Data
····················

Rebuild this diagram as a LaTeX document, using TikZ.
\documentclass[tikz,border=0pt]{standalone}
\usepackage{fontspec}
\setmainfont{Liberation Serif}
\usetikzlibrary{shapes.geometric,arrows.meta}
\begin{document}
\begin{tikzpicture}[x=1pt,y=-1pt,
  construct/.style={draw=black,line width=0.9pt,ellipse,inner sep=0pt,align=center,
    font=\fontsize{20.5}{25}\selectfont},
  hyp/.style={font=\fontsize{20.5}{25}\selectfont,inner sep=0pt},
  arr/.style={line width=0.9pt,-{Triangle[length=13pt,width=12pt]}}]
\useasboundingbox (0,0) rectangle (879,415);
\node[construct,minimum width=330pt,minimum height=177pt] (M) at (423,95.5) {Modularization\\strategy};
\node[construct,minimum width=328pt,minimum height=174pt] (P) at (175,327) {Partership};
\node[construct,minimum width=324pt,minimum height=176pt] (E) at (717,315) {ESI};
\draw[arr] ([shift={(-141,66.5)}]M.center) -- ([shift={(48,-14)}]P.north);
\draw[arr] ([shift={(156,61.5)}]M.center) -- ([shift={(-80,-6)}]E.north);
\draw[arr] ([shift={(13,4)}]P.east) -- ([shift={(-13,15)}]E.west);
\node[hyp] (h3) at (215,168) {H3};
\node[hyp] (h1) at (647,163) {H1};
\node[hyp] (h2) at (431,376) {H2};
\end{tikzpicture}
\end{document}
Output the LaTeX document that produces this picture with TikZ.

····················

Return every record above exactly as it appears.

Rebuild this diagram as a LaTeX document, using TikZ.
\documentclass[tikz,border=0pt]{standalone}
\usepackage{fontspec}
\setmainfont{Liberation Serif}
\usetikzlibrary{shapes.geometric,arrows.meta}
\begin{document}
\begin{tikzpicture}[x=1pt,y=-1pt,
  construct/.style={draw=black,line width=0.9pt,ellipse,inner sep=0pt,align=center,
    font=\fontsize{20.5}{25}\selectfont},
  hyp/.style={font=\fontsize{20.5}{25}\selectfont,inner sep=0pt},
  arr/.style={line width=0.9pt,-{Triangle[length=13pt,width=12pt]}}]
\useasboundingbox (0,0) rectangle (879,415);
\node[construct,minimum width=330pt,minimum height=177pt] (M) at (423,95.5) {Modularization\\strategy};
\node[construct,minimum width=328pt,minimum height=174pt] (P) at (175,327) {Partership};
\node[construct,minimum width=324pt,minimum height=176pt] (E) at (717,315) {ESI};
\draw[arr] ([shift={(-141,66.5)}]M.center) -- ([shift={(48,-14)}]P.north);
\draw[arr] ([shift={(156,61.5)}]M.center) -- ([shift={(-80,-6)}]E.north);
\draw[arr] ([shift={(13,4)}]P.east) -- ([shift={(-13,15)}]E.west);
\node[hyp] (h3) at (215,168) {H3};
\node[hyp] (h1) at (647,163) {H1};
\node[hyp] (h2) at (431,376) {H2};
\end{tikzpicture}
\end{document}
Output the LaTeX document that produces this picture with TikZ.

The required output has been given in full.